A promessa de conclusão da Fábrica do Samba I em Junho é apenas uma cereja num bolo que a cada dia fica mais saboroso para os amantes da festa paulistana. Por tudo isso, o lema “rumo ao Maior Carnaval do Brasil” pode parecer ousado, mas está longe de ser impossível a médio prazo.

Foto: Blog Visite São Paulo

O lema e seus significados
Frase é ousada e até utópica em certo ponto, mas merece uma discussão profunda entre os sambistas das duas cidades

Falando do lema em si, podemos dividir em dois pontos.

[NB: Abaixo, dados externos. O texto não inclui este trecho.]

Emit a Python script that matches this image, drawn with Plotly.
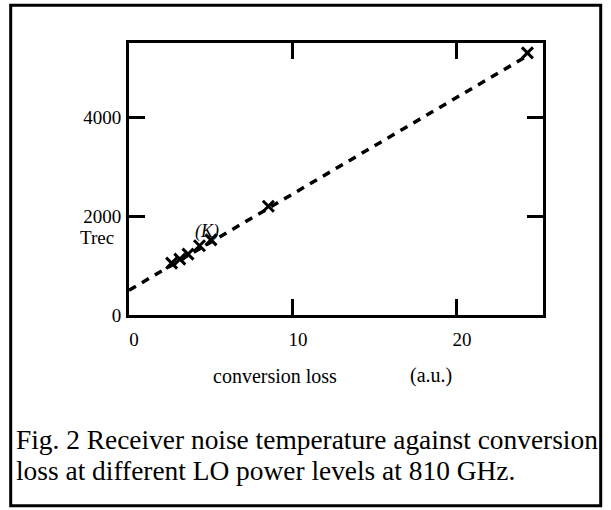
import plotly.graph_objects as go

# Data
conv_loss = [2.6, 3.1, 3.6, 4.3, 5.0, 8.5, 24.3]
trec = [1050, 1130, 1230, 1400, 1520, 2200, 5300]
fit_x = [0.0, 24.3]
fit_y = [500, 5240]

x_ticks = [0, 10, 20]
y_ticks = [0, 2000, 4000]

W, H = 611, 510
L, R, T, B = 129.3, 543.3, 42.7, 315.0
font = "Liberation Serif"

fig = go.Figure()
fig.add_trace(go.Scatter(x=fit_x, y=fit_y, mode="lines",
                         line=dict(color="black", width=3.5, dash="8px,7px"),
                         showlegend=False, hoverinfo="skip"))
fig.add_trace(go.Scatter(x=conv_loss, y=trec, mode="markers",
                         marker=dict(symbol="x-thin-open", size=11, color="black",
                                     line=dict(color="black", width=3)),
                         showlegend=False))

axis_common = dict(showgrid=False, zeroline=False, showline=True, linewidth=3,
                   linecolor="black", mirror="ticks", ticks="inside", ticklen=16,
                   tickwidth=3, tickcolor="black",
                   tickfont=dict(family=font, size=19, color="black"))
fig.update_xaxes(range=[0, 25.25], tickvals=x_ticks, ticktext=[str(v) for v in x_ticks],
                 ticklabelshift=5, ticklabelstandoff=5, **axis_common)
fig.update_yaxes(range=[0, 5500], tickvals=y_ticks, ticktext=[str(v) for v in y_ticks],
                 ticklabelstandoff=1, **axis_common)

pw, ph = R - L, B - T
def px(xp):
    return (xp - L) / pw
def py(yp):
    return (B - yp) / ph

# Outer frame
fig.add_shape(type="rect", xref="paper", yref="paper",
              x0=px(11), x1=px(601), y0=py(506), y1=py(5),
              line=dict(color="black", width=3))

ann = [
    ("conversion loss", 275, 376, 20, "center", False),
    ("(a.u.)", 431, 376, 20, "center", False),
    ("Trec", 97, 237, 19, "center", False),
    ("(K)", 207, 231, 18, "center", True),
    ("Fig. 2 Receiver noise temperature against conversion", 14, 440, 27.4, "left", False),
    ("loss at different LO power levels at 810 GHz.", 14, 471, 27.4, "left", False),
]
for text, xx, yy, size, align, ital in ann:
    fig.add_annotation(xref="paper", yref="paper", x=px(xx), y=py(yy),
                       xanchor=align, yanchor="middle",
                       text=f"<i>{text}</i>" if ital else text, showarrow=False,
                       font=dict(family=font, size=size, color="black"))

fig.update_layout(width=W, height=H, margin=dict(l=L, r=W - R, t=T, b=H - B),
                  paper_bgcolor="white", plot_bgcolor="white")
fig.write_html("out.html", config={"displayModeBar": False},
               post_script="document.body.style.margin='0';document.body.style.overflow='hidden';")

A meta real e a meta utópica.

Falando primeiro da meta utópica, não vejo, em momento nenhum, nem a longo prazo, o carnaval paulistano virando a REFERÊNCIA para o público nacional e internacional como o Carnaval do Brasil. Por mais gestão que se tenha, por mais investimento que aconteça, a magia e a imagem do carnaval das Escolas de Samba será do Rio de Janeiro.

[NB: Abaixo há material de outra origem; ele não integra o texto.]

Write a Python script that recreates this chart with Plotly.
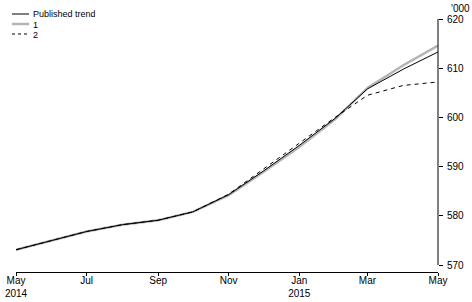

Já em relação a meta real, acho plausível sim, começarmos a discutir a possibilidade do carnaval paulistano se tornar o mais “grandioso” do país. Não falo em termos de charme ou de imagem, mas de estrutura de festa e de atrativos para o espectador. Para isso, no entanto, as escolas paulistas precisaram dar um salto em algumas áreas.

O desfile, certamente, irá subir de patamar nos próximos anos por dois fatores: a melhoria da estrutura profissional que deve atingir a questão de plástica (alegorias e fantasias) e o respeito ao sambista, que deve construir comunidades ainda mais unidas e ligadas à folia durante o ano todo.

Apesar disso, para mudar sua cara, o carnaval paulistano PRECISA melhorar o seu calcanhar de Aquiles que é, sobretudo, o quesito enredo. Temas bobos e sem profundidade cultural ou histórica ainda são vistos em muitos desfiles do sambódromo do Anhembi e atrapalham a composição de sambas marcantes. Para o carnaval de São Paulo se tornar ainda mais atrativo é NECESSÁRIO mudar isso.

Além desse ponto do desfile, vejo que a postura fechada e até certo ponto, intransigente das escolas com pessoas “de fora” do carnaval como uma barreira para um boom maior de público na cidade. Também vejo a pouca atuação de algumas escolas em redes sociais como um problema a ser contornado – apesar de ver uma ligeira mudança nisso no último ano.

Em que pese os problemas a ser contornados, acredito sim na capacidade do carnaval paulistano em se tornar, não o maior, e sim, o mais atrativo do país. A estrutura dá sinais de evolução, os sambistas são cada dia mais respeitados e o público, cada dia maior. Além disso, vejo que a visão da folia do Anhembi no público carioca mudou. Se em anos passados, as comparações jocosas com a Série A (Grupo de Acesso do Rio) eram comuns, ao longo dos últimos dois anos, é comum ver elogios aos desfiles do Anhembi vindos do Rio. Pra mim, isso já é um feito enorme da gestão da Liga e das escolas de São Paulo e diz muito sobre o momento da folia do Anhembi.

Sendo assim, penso que o lema “Rumo ao maior Carnaval do Brasil” pode até parecer arrogante, sem sentido ou até cômico para muitos, mas faz todo sentido pensando na valorização interna de uma festa que só cresce.